The precursor for electrospinning was prepared by the sol–gel method. In a typical synthesis, 1.5 g of polyvinylpyrrolidone (PVP, molecular weight = 1,300,000) was dissolved in 20 mL of ethanol, after which 5 mL of acetic acid and 5 mL of tetrabutyl titanate were added to the above solution under magnetic stirring. After 1 h of stirring at 70°C in a water bath, the resultant orange solution was used as the electrospinning precursor.
Methylene blue (MB; concentration 20 mg/L in distilled water) was used as a model pollutant to measure photocatalytic activity of the TiO2 catalysts.
P25 TiO2 (Degussa; anatase phase, 20%; rutile phase, 80%) was used as standard photocatalytic material.
In the electrospinning procedure, the precursor solution was loaded into a 5-mL syringe with a stainless steel needle. An electric voltage of 15 kV was supplied between the needle and the collection target covered with aluminum foil. The distance between the needle and the collection target was 15 cm. A flow rate of 0.15 mm/min was supplied by a syringe pump. A white nanofiber mat was prepared by electrospinning.
PVP-Ti composite fibers were prepared by electrospinning. The as-obtained fibers were calcined at a temperature range of 500°C to 650°C at a heating rate of 1°C/min.

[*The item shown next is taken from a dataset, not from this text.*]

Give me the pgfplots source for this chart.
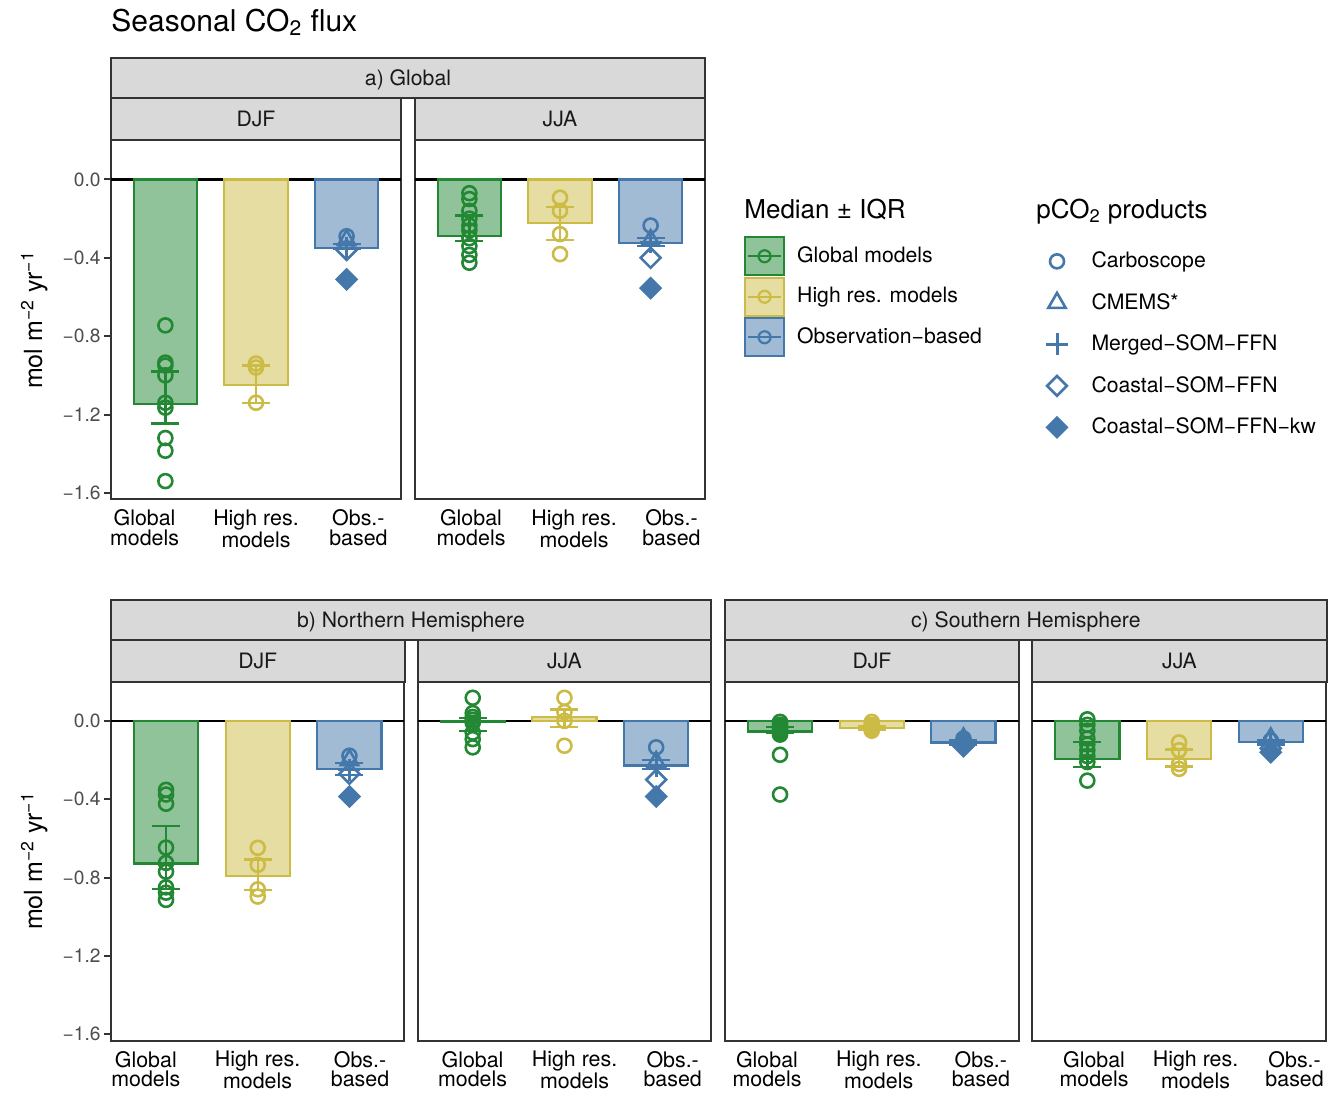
\documentclass[border=0pt]{standalone}
\usepackage{pgfplots}
\pgfplotsset{compat=1.18}
\usepackage{fontspec}
\setmainfont{TeX Gyre Heros}

\definecolor{cgreen}{HTML}{228833}
\definecolor{cyellow}{HTML}{CCBB44}
\definecolor{cblue}{HTML}{4477AA}
\definecolor{framec}{HTML}{333333}
\definecolor{stripc}{HTML}{D9D9D9}
\definecolor{tickc}{HTML}{4D4D4D}

\pgfplotsset{
  panel/.style={
    scale only axis, anchor=south west,
    width=145pt, height=179.5pt,
    xmin=0.4, xmax=3.6, ymin=-1.633, ymax=0.2,
    axis line style={draw=framec, line width=1pt},
    xticklabels={Global\\models, High res.\\models, Obs.-\\based},
    xtick style={draw=none},
    xticklabel style={align=center, font=\fontsize{10.7}{9.7}\selectfont, text=black, inner sep=0pt, anchor=north, yshift=-1.5pt},
    ytick={-1.6,-1.2,-0.8,-0.4,0},
    yticklabels={−1.6,−1.2,−0.8,−0.4,0.0},
    ytick pos=left,
    ytick style={draw=framec, line width=1pt},
    tick align=outside, major tick length=3.5pt,
    yticklabel style={font=\fontsize{9.6}{10}\selectfont, text=tickc, inner sep=0pt, anchor=east, xshift=-1.5pt},
  },
  wide/.style={width=146.75pt},
  noy/.style={ytick=\empty},
  zero/.style={black, line width=1.3pt},
  barsty/.style={ybar, bar width=0.7, bar shift=0pt, draw=#1, fill=#1, fill opacity=0.5, line width=1.1pt},
  errsty/.style={#1, line width=1.2pt, mark=-, mark size=7pt},
  ptsty/.style={#1, only marks, mark=o, mark size=3.5pt, line width=1.3pt},
  p1/.style={cblue, only marks, mark=o, mark size=3.5pt, line width=1.3pt},
  p2/.style={cblue, only marks, mark=triangle, mark size=5pt, line width=1.3pt},
  p3/.style={cblue, only marks, mark=+, mark size=5.5pt, line width=1.5pt},
  p4/.style={cblue, only marks, mark=square, mark size=3.5pt, mark options={rotate=45}, line width=1.3pt},
  p5/.style={cblue, only marks, mark=square*, mark size=3.6pt, mark options={rotate=45, fill=cblue}, line width=1pt},
  medkey/.style={legend image code/.code={
      \draw[draw=#1, fill=#1, fill opacity=0.5, line width=1.1pt] (0pt,-9.5pt) rectangle (19.5pt,9.5pt);
      \draw[#1, line width=1.1pt] (1.5pt,0pt) -- (18pt,0pt);
      \draw[#1, line width=1.1pt] (9.75pt,0pt) circle (3pt);}},
}

\newcommand{\stripbox}[5]{%
  \draw[fill=stripc, draw=framec, line width=1pt] (#1,#2) rectangle (#3,#4);
  \node[font=\fontsize{10.6}{12}\selectfont, text=black!90, anchor=base, inner sep=0pt]
    at ({(#1+#3)/2},{(#2+#4)/2+7.5}) {#5};}

\begin{document}
\begin{tikzpicture}
\path[use as bounding box] (0pt,0pt) rectangle (667pt,-547pt);

% ---- a) Global, DJF
\begin{axis}[panel, at={(55.5pt,-249.65pt)}, xtick={0.77,2,3.13}]
\addplot[zero] coordinates {(0.4,0) (3.6,0)};
\addplot[barsty=cgreen] coordinates {(1,-1.146)};
\addplot[barsty=cyellow] coordinates {(2,-1.05)};
\addplot[barsty=cblue] coordinates {(3,-0.348)};
\addplot[errsty=cgreen] coordinates {(1,-1.245) (1,-0.98)};
\addplot[errsty=cyellow] coordinates {(2,-1.14) (2,-0.95)};
\addplot[errsty=cblue] coordinates {(3,-0.352) (3,-0.330)};
\addplot[ptsty=cgreen] coordinates {(1,-0.745) (1,-0.935) (1,-0.95) (1,-1.00) (1,-1.14) (1,-1.165) (1,-1.32) (1,-1.385) (1,-1.54)};
\addplot[ptsty=cyellow] coordinates {(2,-0.94) (2,-0.96) (2,-1.14)};
\addplot[p1] coordinates {(3,-0.29)};
\addplot[p2] coordinates {(3,-0.31)};
\addplot[p3] coordinates {(3,-0.35)};
\addplot[p4] coordinates {(3,-0.36)};
\addplot[p5] coordinates {(3,-0.51)};
\end{axis}

% ---- a) Global, JJA
\begin{axis}[panel, noy, at={(207.5pt,-249.65pt)}, xtick={1.018,2.155,3.23}]
\addplot[zero] coordinates {(0.4,0) (3.6,0)};
\addplot[barsty=cgreen] coordinates {(1,-0.288)};
\addplot[barsty=cyellow] coordinates {(2,-0.224)};
\addplot[barsty=cblue] coordinates {(3,-0.325)};
\addplot[errsty=cgreen] coordinates {(1,-0.313) (1,-0.183)};
\addplot[errsty=cyellow] coordinates {(2,-0.308) (2,-0.142)};
\addplot[errsty=cblue] coordinates {(3,-0.339) (3,-0.300)};
\addplot[ptsty=cgreen] coordinates {(1,-0.07) (1,-0.10) (1,-0.16) (1,-0.20) (1,-0.235) (1,-0.26) (1,-0.30) (1,-0.34) (1,-0.385) (1,-0.425)};
\addplot[ptsty=cyellow] coordinates {(2,-0.093) (2,-0.16) (2,-0.279) (2,-0.381)};
\addplot[p1] coordinates {(3,-0.235)};
\addplot[p2] coordinates {(3,-0.31)};
\addplot[p3] coordinates {(3,-0.32)};
\addplot[p4] coordinates {(3,-0.40)};
\addplot[p5] coordinates {(3,-0.555)};
\end{axis}

% ---- b) Northern Hemisphere, DJF
\begin{axis}[panel, wide, at={(55.5pt,-520.35pt)}, xtick={0.78,1.998,3.115}]
\addplot[zero] coordinates {(0.4,0) (3.6,0)};
\addplot[barsty=cgreen] coordinates {(1,-0.728)};
\addplot[barsty=cyellow] coordinates {(2,-0.792)};
\addplot[barsty=cblue] coordinates {(3,-0.247)};
\addplot[errsty=cgreen] coordinates {(1,-0.858) (1,-0.538)};
\addplot[errsty=cyellow] coordinates {(2,-0.863) (2,-0.708)};
\addplot[errsty=cblue] coordinates {(3,-0.276) (3,-0.215)};
\addplot[ptsty=cgreen] coordinates {(1,-0.352) (1,-0.376) (1,-0.423) (1,-0.647) (1,-0.725) (1,-0.77) (1,-0.85) (1,-0.877) (1,-0.914)};
\addplot[ptsty=cyellow] coordinates {(2,-0.648) (2,-0.735) (2,-0.86) (2,-0.897)};
\addplot[p1] coordinates {(3,-0.178)};
\addplot[p2] coordinates {(3,-0.20)};
\addplot[p3] coordinates {(3,-0.25)};
\addplot[p4] coordinates {(3,-0.27)};
\addplot[p5] coordinates {(3,-0.386)};
\end{axis}

% ---- b) Northern Hemisphere, JJA
\begin{axis}[panel, wide, noy, at={(208.85pt,-520.35pt)}, xtick={0.998,2.11,3.18}]
\addplot[zero] coordinates {(0.4,0) (3.6,0)};
\addplot[barsty=cgreen] coordinates {(1,-0.003)};
\addplot[barsty=cyellow] coordinates {(2,0.02)};
\addplot[barsty=cblue] coordinates {(3,-0.228)};
\addplot[errsty=cgreen] coordinates {(1,-0.052) (1,0.014)};
\addplot[errsty=cyellow] coordinates {(2,-0.03) (2,0.059)};
\addplot[errsty=cblue] coordinates {(3,-0.245) (3,-0.20)};
\addplot[ptsty=cgreen] coordinates {(1,0.118) (1,0.04) (1,0.02) (1,0.005) (1,-0.01) (1,-0.06) (1,-0.093) (1,-0.135)};
\addplot[ptsty=cyellow] coordinates {(2,0.118) (2,0.045) (2,0.0) (2,-0.127)};
\addplot[p1] coordinates {(3,-0.135)};
\addplot[p2] coordinates {(3,-0.21)};
\addplot[p3] coordinates {(3,-0.23)};
\addplot[p4] coordinates {(3,-0.30)};
\addplot[p5] coordinates {(3,-0.386)};
\end{axis}

% ---- c) Southern Hemisphere, DJF
\begin{axis}[panel, wide, noy, at={(362.5pt,-520.35pt)}, xtick={0.858,2.076,3.19}]
\addplot[zero] coordinates {(0.4,0) (3.6,0)};
\addplot[barsty=cgreen] coordinates {(1,-0.054)};
\addplot[barsty=cyellow] coordinates {(2,-0.037)};
\addplot[barsty=cblue] coordinates {(3,-0.11)};
\addplot[errsty=cgreen] coordinates {(1,-0.06) (1,-0.03)};
\addplot[errsty=cyellow] coordinates {(2,-0.045) (2,-0.025)};
\addplot[errsty=cblue] coordinates {(3,-0.12) (3,-0.10)};
\addplot[ptsty=cgreen] coordinates {(1,-0.005) (1,-0.02) (1,-0.03) (1,-0.04) (1,-0.05) (1,-0.06) (1,-0.07) (1,-0.173) (1,-0.376)};
\addplot[ptsty=cyellow] coordinates {(2,-0.005) (2,-0.02) (2,-0.03) (2,-0.04) (2,-0.05)};
\addplot[p1] coordinates {(3,-0.09)};
\addplot[p2] coordinates {(3,-0.09)};
\addplot[p3] coordinates {(3,-0.11)};
\addplot[p4] coordinates {(3,-0.12)};
\addplot[p5] coordinates {(3,-0.13)};
\end{axis}

% ---- c) Southern Hemisphere, JJA
\begin{axis}[panel, wide, noy, at={(516.15pt,-520.35pt)}, xtick={1.073,2.18,3.26}]
\addplot[zero] coordinates {(0.4,0) (3.6,0)};
\addplot[barsty=cgreen] coordinates {(1,-0.195)};
\addplot[barsty=cyellow] coordinates {(2,-0.195)};
\addplot[barsty=cblue] coordinates {(3,-0.107)};
\addplot[errsty=cgreen] coordinates {(1,-0.235) (1,-0.107)};
\addplot[errsty=cyellow] coordinates {(2,-0.232) (2,-0.147)};
\addplot[errsty=cblue] coordinates {(3,-0.12) (3,-0.10)};
\addplot[ptsty=cgreen] coordinates {(1,0.008) (1,-0.02) (1,-0.05) (1,-0.09) (1,-0.12) (1,-0.15) (1,-0.18) (1,-0.21) (1,-0.305)};
\addplot[ptsty=cyellow] coordinates {(2,-0.11) (2,-0.15) (2,-0.22) (2,-0.245)};
\addplot[p1] coordinates {(3,-0.10)};
\addplot[p2] coordinates {(3,-0.09)};
\addplot[p3] coordinates {(3,-0.12)};
\addplot[p4] coordinates {(3,-0.14)};
\addplot[p5] coordinates {(3,-0.16)};
\end{axis}

% ---- legend: Median +- IQR
\begin{axis}[hide axis, scale only axis, width=10pt, height=10pt,
  xmin=0, xmax=1, ymin=0, ymax=1,
  at={(372pt,-118pt)}, anchor=north west,
  legend style={at={(0,1)}, anchor=north west, draw=none, fill=none,
    inner sep=0pt, outer sep=0pt, row sep=0pt, column sep=6pt,
    font=\fontsize{10.6}{12}\selectfont,
    nodes={inner sep=0pt, minimum height=20.25pt}},
  legend cell align=left]
\addlegendimage{medkey=cgreen}\addlegendentry{Global models}
\addlegendimage{medkey=cyellow}\addlegendentry{High res. models}
\addlegendimage{medkey=cblue}\addlegendentry{Observation−based}
\end{axis}

% ---- legend: pCO2 products
\begin{axis}[hide axis, scale only axis, width=10pt, height=10pt,
  xmin=0, xmax=1, ymin=0, ymax=1,
  at={(523pt,-120.3pt)}, anchor=north west,
  legend style={at={(0,1)}, anchor=north west, draw=none, fill=none,
    inner sep=0pt, outer sep=0pt, row sep=0pt, column sep=11.75pt,
    font=\fontsize{10.6}{12}\selectfont,
    nodes={inner sep=0pt, minimum height=20.75pt}},
  legend cell align=left]
\addlegendimage{p1}\addlegendentry{Carboscope}
\addlegendimage{p2}\addlegendentry{CMEMS*}
\addlegendimage{p3}\addlegendentry{Merged−SOM−FFN}
\addlegendimage{p4}\addlegendentry{Coastal−SOM−FFN}
\addlegendimage{p5}\addlegendentry{Coastal−SOM−FFN−kw}
\end{axis}

\begin{scope}[x=0.5pt, y=-0.5pt]
\stripbox{111}{58}{705}{98}{a) Global}
\stripbox{111}{98}{401}{140}{DJF}
\stripbox{415}{98}{705}{140}{JJA}
\stripbox{111}{600}{711}{640}{b) Northern Hemisphere}
\stripbox{111}{640}{404.5}{681.7}{DJF}
\stripbox{417.7}{640}{711}{681.7}{JJA}
\stripbox{725}{600}{1326.7}{640}{c) Southern Hemisphere}
\stripbox{725}{640}{1019}{681.7}{DJF}
\stripbox{1032.3}{640}{1326.7}{681.7}{JJA}

\node[anchor=base west, inner sep=0pt, font=\fontsize{15}{18}\selectfont] at (111,31) {Seasonal CO\textsubscript{2} flux};
\node[anchor=base west, inner sep=0pt, font=\fontsize{13}{15}\selectfont] at (744,218) {Median ± IQR};
\node[anchor=base west, inner sep=0pt, font=\fontsize{13}{15}\selectfont] at (1036,218) {pCO\textsubscript{2} products};

\node[rotate=90, anchor=base, inner sep=0pt, font=\fontsize{12.5}{15}\selectfont] at (42,320) {mol m\textsuperscript{−2} yr\textsuperscript{−1}};
\node[rotate=90, anchor=base, inner sep=0pt, font=\fontsize{12.5}{15}\selectfont] at (42,861) {mol m\textsuperscript{−2} yr\textsuperscript{−1}};
\end{scope}
\end{tikzpicture}
\end{document}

Preservation heating was performed for 4 h under flowing N2 and NH3 surroundings.
The PVP-Ti composite fibers and calcined Ti fibers were characterized by various techniques such as thermogravimetry-differential scanning calorimetry (TG-DSC), x-ray diffraction (XRD), x-ray photoelectron spectroscopy (XPS), fluorescence microscopy-scanning electron microscopy (FM-SEM), transmission electron microscopy (TEM), and UV-Visible (UV–vis) spectrophotometry diffuse reflectance spectroscopy. The TG-DSC instrument was operated at a heating rate of 10°C/min in air and used to determine the thermal decomposition behavior of PVP-Ti composite fibers. Phase analysis of calcined fibers was performed using a Rigaku D/max-rA (Rigaku Corporation, Tokyo, Japan) 12 kW x-ray powder diffractometer using CuKα radiation (2θ = 10° to 80°). XPS spectra were recorded by a Thermo Fisher ESCALAB 250 Xi XPS instrument (Thermo Fisher Scientific, Hudson, NH, USA). The morphology and size of the calcined Ti fibers were observed by FM-SEM and TEM. UV–vis diffuse reflection spectra were used to determine the absorption spectra of the heat-treated fibers. Finally, the catalytic activity of the calcined fibers was detected by UV–vis.
The photocatalytic activity of the calcined fibers was investigated by the degradation of a standard solution of MB in a photochemical reactor. The photocatalytic reactor contained a lamp with a 500-W UV tube manufactured by Shanghai Bilon Instruments Co., Ltd. (Minhang District, Shanghai, China). About 20 mg of photocatalytic materials, including the heat-treated fibers at different temperatures and P25 TiO2 powders, was added into quartz tubes. About 50 mL of 20 mg/L MB solution was then added to the tubes. The mixed solutions were placed in the photocatalytic reactor, stirred in the dark for 60 min, and then exposed to UV light irradiation. UV–vis spectroscopy was used to detect the solution absorption.